Each of these strategies, executed thoughtfully, enables modernising work to occur in parallel to day‑to‑day delivery. They preserve cash flow, regulatory reporting and front‑line player satisfaction, while reducing operational fragility.
Final Thought
Legacy platforms may feel like reliable pillars, but they are often the hidden anchors holding back operational agility and resilience. Modernisation is not a gamble; it is a strategic necessity. That does not mean leaps of faith. It means measured, reversible, controlled moves that dismantle constraint without losing momentum.

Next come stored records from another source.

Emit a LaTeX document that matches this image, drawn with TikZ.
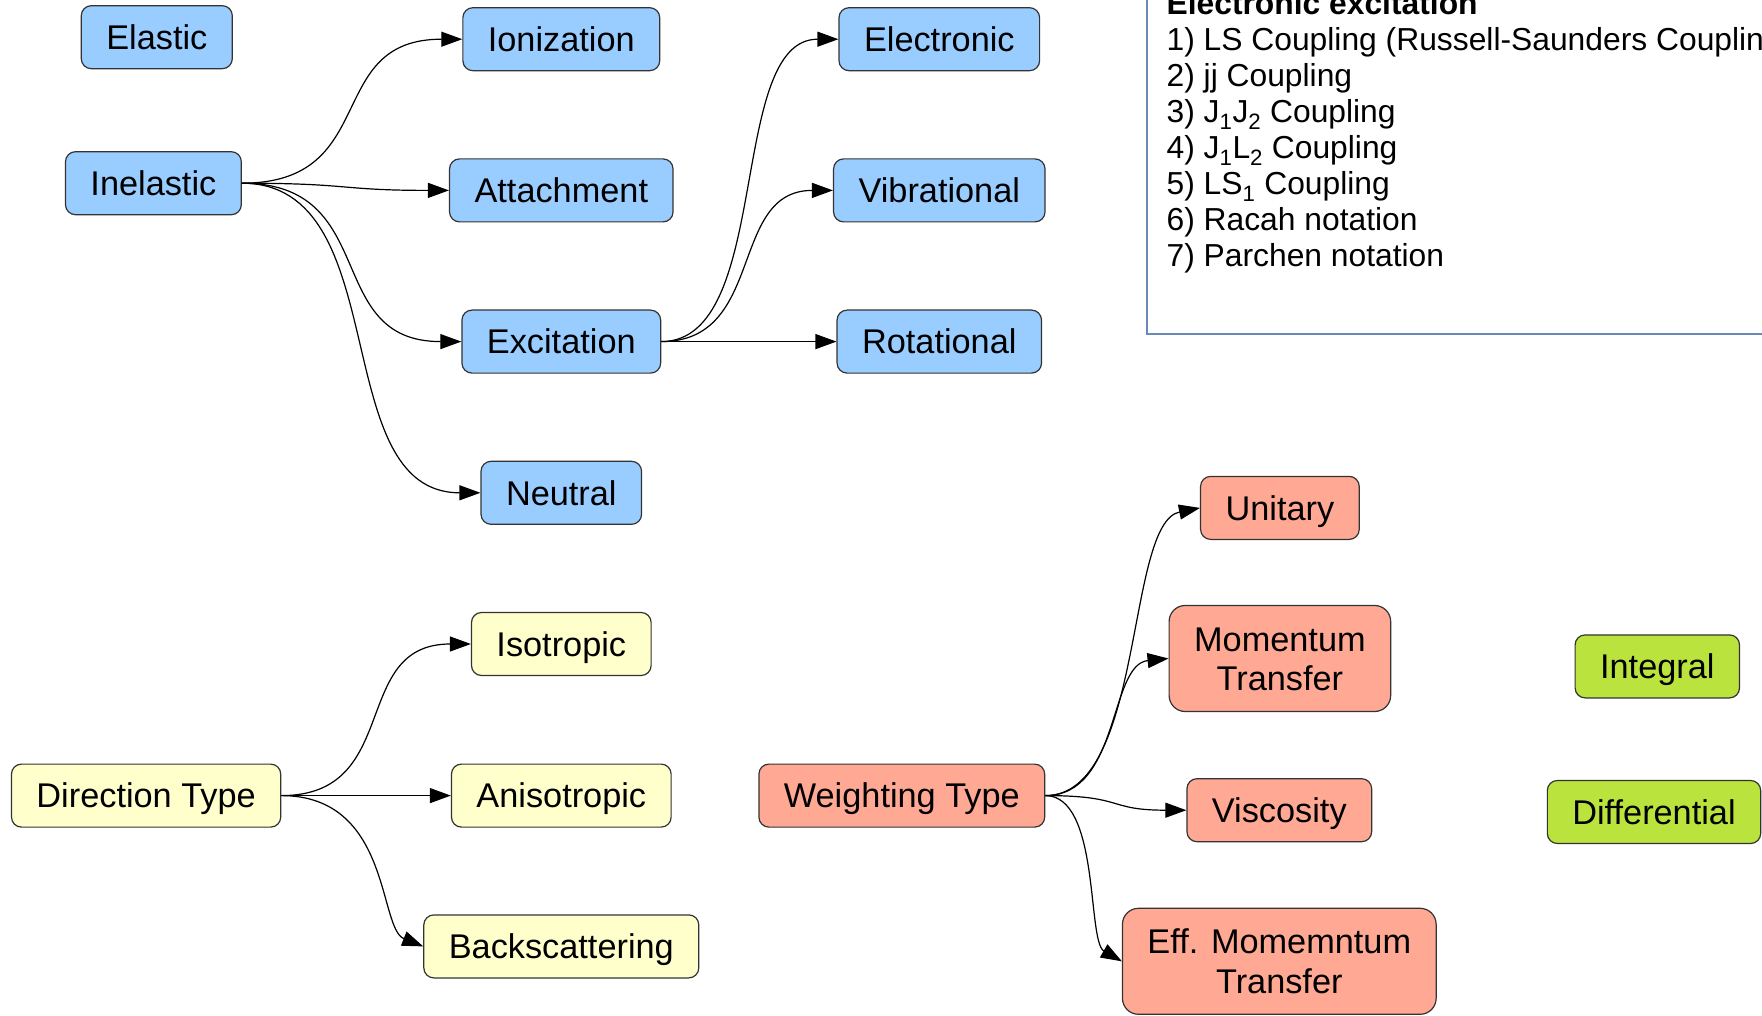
\documentclass[tikz,border=0pt]{standalone}
\usepackage{fontspec}
\setmainfont{Liberation Sans}
\usetikzlibrary{arrows.meta}
\definecolor{boxblue}{HTML}{99CCFF}
\definecolor{boxsalmon}{HTML}{FFA994}
\definecolor{boxyellow}{HTML}{FFFFCC}
\definecolor{boxgreen}{HTML}{BBE33D}
\definecolor{boxline}{HTML}{333333}
\definecolor{noteline}{HTML}{6A89B8}
\begin{document}
\begin{tikzpicture}[x=1pt,y=-1pt,
  box/.style={draw=boxline, line width=1.2pt, rounded corners=10pt,
    minimum height=63pt, inner xsep=25pt, inner ysep=0pt,
    text height=24.6pt, text depth=0pt,
    font=\fontsize{34.3}{39.4}\selectfont, align=center},
  tallbox/.style={box, minimum height=106pt, rounded corners=16pt,
    text height=64pt, text depth=0pt},
  blue/.style={box, fill=boxblue},
  yel/.style={box, fill=boxyellow},
  sal/.style={box, fill=boxsalmon},
  talsal/.style={tallbox, fill=boxsalmon},
  grn/.style={box, fill=boxgreen},
  conn/.style={draw=black, line width=1.2pt, -{Triangle[length=21pt,width=15pt]}},
  notetext/.style={anchor=base west, inner sep=0pt, font=\fontsize{31.8}{36}\selectfont},
  noteframe/.style={draw=noteline, line width=1.8pt}
]
\useasboundingbox (0,0) rectangle (1762,1016);

% note box
\draw[noteframe] (1147.3,-3) -- (1147.3,333.7) -- (1765,333.7);
\node[notetext] (t0) at (1166.4,14.7) {\textbf{Electronic excitation}};
\node[notetext] (t1) at (1166.4,50.7) {1) LS Coupling (Russell-Saunders Coupling)};
\node[notetext] (t2) at (1166.4,86.7) {2) jj Coupling};
\node[notetext] (t3) at (1166.4,122.7) {3) J\textsubscript{1}J\textsubscript{2} Coupling};
\node[notetext] (t4) at (1166.4,158.7) {4) J\textsubscript{1}L\textsubscript{2} Coupling};
\node[notetext] (t5) at (1166.4,194.7) {5) LS\textsubscript{1} Coupling};
\node[notetext] (t6) at (1166.4,230.7) {6) Racah notation};
\node[notetext] (t7) at (1166.4,266.7) {7) Parchen notation};

% blue nodes
\node[blue] (elastic) at (156.8,37.2) {Elastic};
\node[blue] (inel) at (153.4,183.2) {Inelastic};
\node[blue] (ion) at (561.3,39.2) {Ionization};
\node[blue] (att) at (561.3,190.4) {Attachment};
\node[blue] (exc) at (561.3,341.6) {Excitation};
\node[blue] (neu) at (561.3,492.8) {Neutral};
\node[blue] (elec) at (939.3,39.2) {Electronic};
\node[blue] (vib) at (939.3,190.4) {Vibrational};
\node[blue] (rot) at (939.3,341.6) {Rotational};

% yellow nodes
\node[yel] (dir) at (146.1,795.6) {Direction Type};
\node[yel] (iso) at (561.3,644) {Isotropic};
\node[yel] (aniso) at (561.3,795.6) {Anisotropic};
\node[yel] (back) at (561.3,946.4) {Backscattering};

% salmon nodes
\node[sal] (wt) at (901.8,795.6) {Weighting Type};
\node[sal] (uni) at (1279.9,507.9) {Unitary};
\node[talsal] (mom) at (1279.9,658.5) {Momentum\\Transfer};
\node[sal] (visc) at (1279.3,810.2) {Viscosity};
\node[talsal] (eff) at (1279.3,961.3) {Eff. Momemntum\\Transfer};

% green nodes
\node[grn] (integ) at (1657.3,666.4) {Integral};
\node[grn] (diff) at (1654,812) {Differential};

% connectors
\draw[conn] (inel.east) .. controls +(140,0) and +(-140,0) .. (ion.west);
\draw[conn] (inel.east) .. controls +(110,0) and +(-110,0) .. (att.west);
\draw[conn] (inel.east) .. controls +(140,0) and +(-140,0) .. (exc.west);
\draw[conn] (inel.east) .. controls +(155,0) and +(-155,0) .. (neu.west);

\draw[conn] (exc.east) .. controls +(112,0) and +(-112,0) .. (elec.west);
\draw[conn] (exc.east) .. controls +(105,0) and +(-105,0) .. (vib.west);
\draw[conn] (exc.east) -- (rot.west);

\draw[conn] (dir.east) .. controls +(122,0) and +(-122,0) .. (iso.west);
\draw[conn] (dir.east) -- (aniso.west);
\draw[conn] (dir.east) .. controls +(110,0) and +(-45,-18) .. (back.west);

\draw[conn] (wt.east) .. controls +(100,0) and +(-75,15) .. (uni.west);
\draw[conn] (wt.east) .. controls +(75,0) and +(-60,6) .. (mom.west);
\draw[conn] (wt.east) .. controls +(80,0) and +(-80,0) .. (visc.west);
\draw[conn] (wt.east) .. controls +(55,0) and +(-35,-20) .. (eff.west);
\end{tikzpicture}
\end{document}
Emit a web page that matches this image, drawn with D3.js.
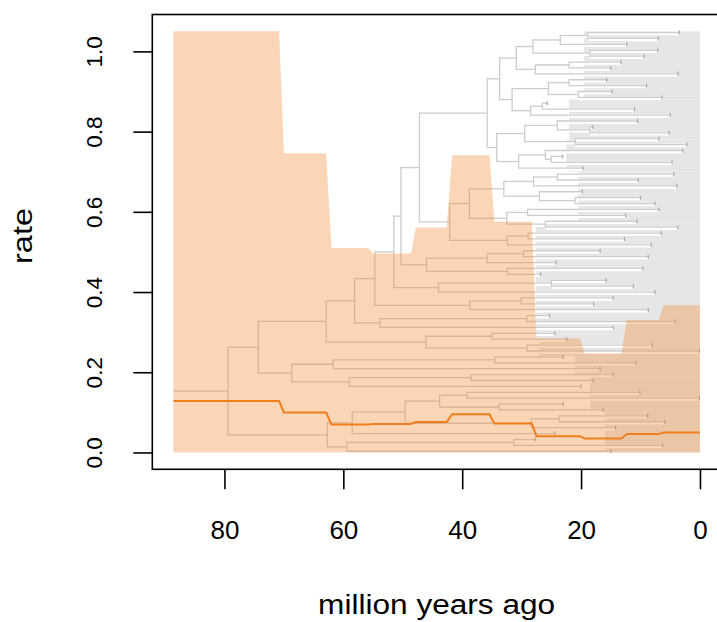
<!DOCTYPE html>
<html>
<head>
<meta charset="utf-8">
<script src="https://cdn.jsdelivr.net/npm/d3@7"></script>
<style>
body { margin: 0; background: #fff; }
text { font-family: "Liberation Sans", Arial, sans-serif; fill: #000; }
</style>
</head>
<body>
<script>
// Rate through time (million years ago, oldest first)
var intervalOld   = [88.6, 70.0, 62.0, 55.0, 47.8, 41.7, 34.6, 27.5, 19.4, 12.3, 6.1];
var intervalYoung = [70.8, 62.9, 55.8, 48.6, 42.6, 35.4, 28.3, 20.2, 13.2, 6.9, 0.0];
var rateUpper  = [1.05, 0.746, 0.51, 0.496, 0.561, 0.741, 0.575, 0.285, 0.247,
                  0.33, 0.367];
var rateLower  = [0, 0, 0, 0, 0, 0, 0, 0, 0, 0, 0];
var rateMedian = [0.128, 0.0997, 0.070, 0.071, 0.076, 0.095, 0.072, 0.0407,
                  0.035, 0.046, 0.05];

// grey band of lineages running to the present
var greyTop    = [1.05, 0.88, 0.78, 0.70, 0.57, 0.285, 0.24, 0.19, 0.10];
var greyBottom = [0.88, 0.78, 0.70, 0.57, 0.285, 0.24, 0.19, 0.10, 0.0];
var greyStart  = [19.5, 22.0, 22.5, 20.5, 27.6, 27.0, 21.0, 18.5, 16.0];

// tree: internal node = [age, upper child, lower child], tip = tip age
var P1a = [28.1, [23.5, [18.9, 3.5, 7.0], 12.3], [18.5, 7.1, 9.4]];
var P1b = [27.7, [22.0, 13.3, 15.0], 3.7];
var P2  = [31.6, [25.5, [22.0, 15.7, 9.0], [20.5, 14.8, 6.4]],
                 [28.5, [26.5, 25.7, 11.0], 5.0]];
var W   = [34.2, [29.5, [24.0, 10.5, [18.5, 18.0, 5.2]], [21.0, 6.9, 2.2]],
                 [30.5, [26.0, 2.9, [25.0, 23.1, 4.7]], 19.7]];
var Z1  = [38.8, [33.0, [28.0, [24.0, 4.4, 10.4], 3.9],
                        [27.0, 19.8, [21.0, 10.0, 7.6]]],
                 [32.5, [29.0, 6.9, 12.5], [26.0, 10.6, 3.7]]];
var Z2  = [32.4, [28.9, 6.5, 12.7], 8.2];
var Y   = [46.0, [35.8, [29.7, 16.8, 8.7], 24.2], [32.4, 9.6, 26.8]];
var X   = [44.0, [25.0, 15.8, 11.2], 7.6];
var C1  = [38.7, [30.1, 14.6, 17.9], 8.7];
var A1aL = [53.8, [29.1, 25.3, 4.2], 14.6];
var A1b = [46.1, [35.0, 24.4, 22.4], [29.1, 8.0, 0.1]];
var A2  = [68.7, [61.7, [34.5, 23.0, 10.8], 16.8],
                 [59.0, [38.5, 14.6, 18.0], 20.0]];
var B1  = [58.5, [49.6, [43.8, [39.2, 10.1, 0.1], [33.8, 23.0, 16.3]],
                        [28.4, [23.7, 8.8, 5.9], 14.2]], 24.4];
var B2  = [59.4, [31.3, 27.7, 6.3], 15.0];
var tree = [79.4,
    [74.3,
        [62.9,
            [58.1,
                [54.7,
                    [51.5,
                        [50.3, [47.2, [35.8, [33.7, [30.9, P1a, P1b], P2], W],
                                      [42.1, Z1, Z2]], Y],
                        X],
                    C1],
                A1aL],
            A1b],
        A2],
    [62.7, B1, B2]];
var rootAge = 88.6;
var tipTop = 1.047, tipBottom = 0.003;

var xTicks = [80, 60, 40, 20, 0];
var yTicks = [0, 0.2, 0.4, 0.6, 0.8, 1.0];

var W_ = 717, H_ = 622;
var svg = d3.select("body").append("svg")
    .attr("width", W_)
    .attr("height", H_);

var x = d3.scaleLinear().domain([92.14, -3.54]).range([152.3, 721]);
var y = d3.scaleLinear().domain([-0.042, 1.092]).range([469.3, 14.5]);

var plot = svg.append("g");

//grey band
plot.selectAll("rect.grey")
    .data(greyStart)
    .enter().append("rect")
    .attr("class", "grey")
    .attr("x", function(d) { return x(d); })
    .attr("y", function(d, i) { return y(greyTop[i]); })
    .attr("width", function(d) { return x(0) - x(d); })
    .attr("height", function(d, i) { return y(greyBottom[i]) - y(greyTop[i]); })
    .attr("fill", "#e6e6e6");

//Lay out the tree: tips evenly spaced, nodes at mean of children
function countTips(n) {
    return Array.isArray(n) ? countTips(n[1]) + countTips(n[2]) : 1;
}
var nTips = countTips(tree);
var tipStep = (tipTop - tipBottom) / (nTips - 1);
var tipIndex = 0;
var tips = [], hEdges = [], vEdges = [];
function layout(n, parentAge) {
    if (!Array.isArray(n)) {
        var vt = tipTop - tipStep * tipIndex++;
        hEdges.push({t0: parentAge, t1: n, v: vt});
        tips.push({t: n, v: vt});
        return vt;
    }
    var v1 = layout(n[1], n[0]);
    var v2 = layout(n[2], n[0]);
    var v = (v1 + v2) / 2;
    vEdges.push({t: n[0], v1: v1, v2: v2});
    hEdges.push({t0: parentAge, t1: n[0], v: v});
    return v;
}
layout(tree, rootAge);

var treeG = plot.append("g");
treeG.selectAll("line.halo")
    .data(hEdges)
    .enter().append("line")
    .attr("x1", function(d) { return x(d.t0); })
    .attr("x2", function(d) { return x(d.t1); })
    .attr("y1", function(d) { return y(d.v) + 1; })
    .attr("y2", function(d) { return y(d.v) + 1; })
    .attr("stroke", "#fff")
    .attr("stroke-width", 3.5);
treeG.selectAll("line.h")
    .data(hEdges)
    .enter().append("line")
    .attr("x1", function(d) { return x(d.t0); })
    .attr("x2", function(d) { return x(d.t1); })
    .attr("y1", function(d) { return y(d.v); })
    .attr("y2", function(d) { return y(d.v); })
    .attr("stroke", "#cdcdcd")
    .attr("stroke-width", 1.3);
treeG.selectAll("line.v")
    .data(vEdges)
    .enter().append("line")
    .attr("x1", function(d) { return x(d.t); })
    .attr("x2", function(d) { return x(d.t); })
    .attr("y1", function(d) { return y(d.v1) - 0.65; })
    .attr("y2", function(d) { return y(d.v2) + 0.65; })
    .attr("stroke", "#cdcdcd")
    .attr("stroke-width", 1.3);
treeG.selectAll("line.tip")
    .data(tips)
    .enter().append("line")
    .attr("x1", function(d) { return x(d.t); })
    .attr("x2", function(d) { return x(d.t); })
    .attr("y1", function(d) { return y(d.v) - 2; })
    .attr("y2", function(d) { return y(d.v) + 2; })
    .attr("stroke", "#a9a9a9")
    .attr("stroke-width", 1.2);

//Confidence band and median as step series
var steps = [];
intervalOld.forEach(function(t, i) {
    steps.push({t: t, hi: rateUpper[i], lo: rateLower[i], med: rateMedian[i]});
    steps.push({t: intervalYoung[i], hi: rateUpper[i], lo: rateLower[i],
        med: rateMedian[i]});
});

plot.append("path")
    .datum(steps)
    .attr("d", d3.area()
        .x(function(d) { return x(d.t); })
        .y0(function(d) { return y(d.lo); })
        .y1(function(d) { return y(d.hi); }))
    .attr("fill", "#f28a30")
    .attr("fill-opacity", 0.35);

plot.append("path")
    .datum(steps)
    .attr("d", d3.line()
        .x(function(d) { return x(d.t); })
        .y(function(d) { return y(d.med); }))
    .attr("fill", "none")
    .attr("stroke", "#f07e1c")
    .attr("stroke-width", 2);

//Axes
svg.append("rect")
    .attr("x", 152.3)
    .attr("y", 14.5)
    .attr("width", 568.7)
    .attr("height", 454.8)
    .attr("fill", "none")
    .attr("stroke", "#000")
    .attr("stroke-width", 1.6);

var xAxis = svg.append("g")
    .attr("transform", "translate(0,469.3)")
    .call(d3.axisBottom(x).tickValues(xTicks).tickSize(20)
        .tickPadding(50).tickFormat(d3.format("d")));
xAxis.select(".domain").remove();
xAxis.selectAll(".tick line").attr("stroke", "#000").attr("stroke-width", 1.6);
xAxis.selectAll(".tick text")
    .attr("y", 70)
    .attr("dy", 0)
    .style("font-size", "26px");

var yAxis = svg.append("g")
    .attr("transform", "translate(152.3,0)")
    .call(d3.axisLeft(y).tickValues(yTicks).tickSize(19)
        .tickFormat(d3.format(".1f")));
yAxis.select(".domain").remove();
yAxis.selectAll(".tick line").attr("stroke", "#000").attr("stroke-width", 1.6);
yAxis.selectAll(".tick text")
    .attr("x", 0)
    .attr("dy", 0)
    .attr("transform", "translate(-50.6,0) rotate(-90)")
    .attr("text-anchor", "middle")
    .style("font-size", "22.5px");

svg.append("text")
    .attr("x", 436.6)
    .attr("y", 614)
    .attr("text-anchor", "middle")
    .attr("textLength", 237)
    .attr("lengthAdjust", "spacingAndGlyphs")
    .style("font-size", "27px")
    .text("million years ago");

svg.append("text")
    .attr("transform", "translate(31.5,236) rotate(-90)")
    .attr("text-anchor", "middle")
    .attr("textLength", 56)
    .attr("lengthAdjust", "spacingAndGlyphs")
    .style("font-size", "27px")
    .text("rate");
</script>
</body>
</html>
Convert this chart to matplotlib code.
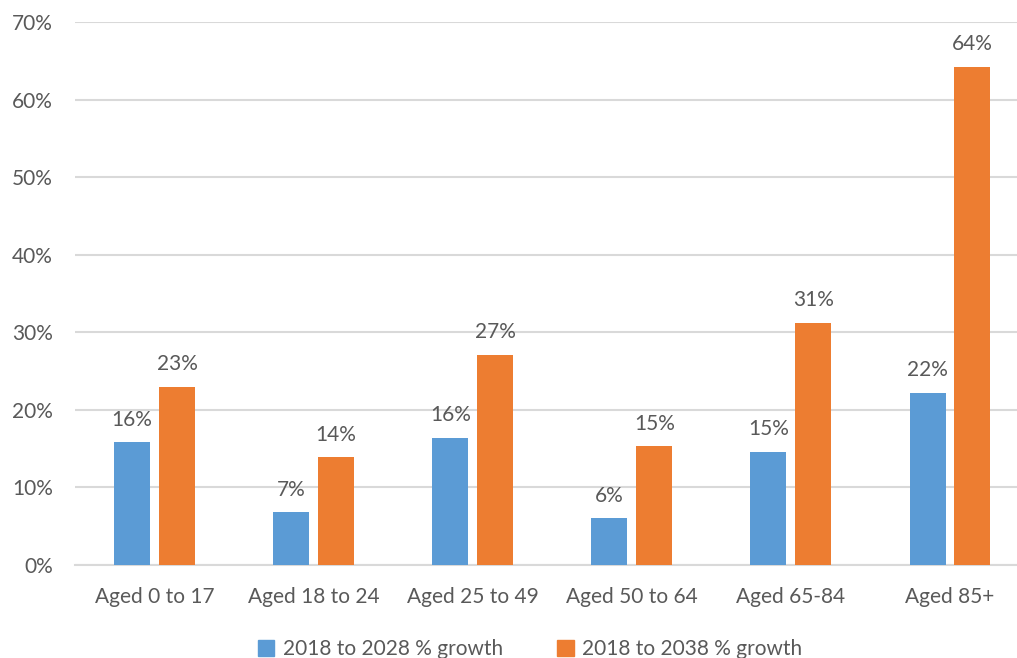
import numpy as np
import matplotlib.pyplot as plt
from matplotlib.ticker import PercentFormatter
from matplotlib.patches import Patch

plt.rcParams['font.family'] = ['Lato', 'DejaVu Sans']

# Population growth by age group
groups = ['Aged 0 to 17', 'Aged 18 to 24', 'Aged 25 to 49',
          'Aged 50 to 64', 'Aged 65-84', 'Aged 85+']
growth_2028 = [15.8, 6.8, 16.4, 6.0, 14.6, 22.2]
growth_2038 = [23.0, 13.9, 27.1, 15.3, 31.2, 64.2]
series_names = ['2018 to 2028 % growth', '2018 to 2038 % growth']

blue = '#5b9bd5'
orange = '#ed7d31'
text_col = '#595959'
grid_col = '#d9d9d9'

W, H = 1017, 658
fig = plt.figure(figsize=(W / 100, H / 100), dpi=100)
ax = fig.add_axes([75 / W, 93 / H, (1029.5 - 75) / W, (565 - 22) / H])

x = np.arange(len(groups))
bw = 0.226
off = 0.141
b1 = ax.bar(x - off, growth_2028, bw, color=blue, zorder=3)
b2 = ax.bar(x + off, growth_2038, bw, color=orange, zorder=3)

for bars, vals in ((b1, growth_2028), (b2, growth_2038)):
    for rect, v in zip(bars, vals):
        ax.annotate(f'{v:.0f}%', (rect.get_x() + rect.get_width() / 2, v),
                    xytext=(0, 9), textcoords='offset points',
                    ha='center', va='bottom', fontsize=15, color=text_col)

ax.set_xlim(-0.5, len(groups) - 0.5)
ax.set_ylim(0, 70)
ax.set_yticks(np.arange(0, 71, 10))
ax.yaxis.set_major_formatter(PercentFormatter(decimals=0))
ax.set_xticks(x)
ax.set_xticklabels(groups)
ax.tick_params(axis='both', length=0, labelsize=15, colors=text_col)
ax.tick_params(axis='x', pad=16)
ax.tick_params(axis='y', pad=16)
ax.grid(axis='y', color=grid_col, linewidth=1.5, zorder=0)
for s in ['top', 'right', 'left']:
    ax.spines[s].set_visible(False)
ax.spines['bottom'].set_color(grid_col)
ax.spines['bottom'].set_linewidth(1.5)

handles = [Patch(color=blue), Patch(color=orange)]
fig.legend(handles, series_names, loc='center', bbox_to_anchor=(530 / W, 1 - 649 / H),
           ncol=2, frameon=False, fontsize=15, labelcolor=text_col,
           handlelength=0.8, handleheight=0.8, handletextpad=0.4, columnspacing=2.6)

fig.savefig('out.png', dpi=100)
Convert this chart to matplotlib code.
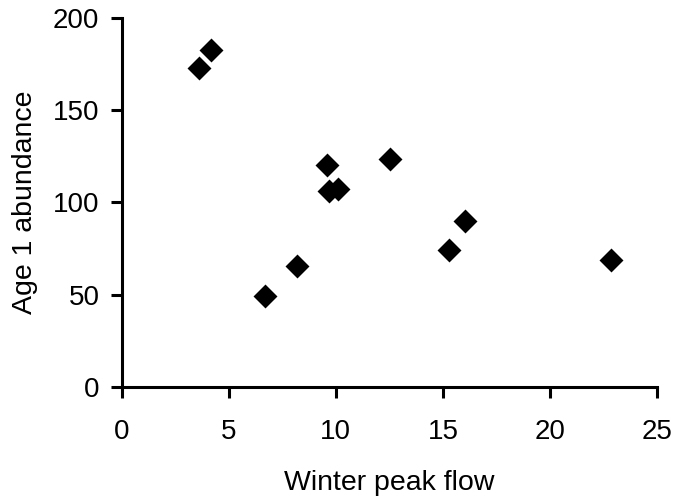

Executives should ask themselves: What is the true opportunity cost of maintaining our legacy systems? How might our next innovation become exponentially harder because of them? And how can we begin carving away at those constraints while safeguarding stability?
Footnotes
- The “strangler‑fig” pattern as a modernisation strategy is well established in software engineering practice and emphasises incremental replacement of legacy functionality.
- Middleware abstraction has been used to centralise regulatory logic and audit tracking in highly regulated industries such as financial services and payments.
- Canary‑release methodologies and virtual testbeds are recognised ways to introduce changes gradually in production environments while minimising risk.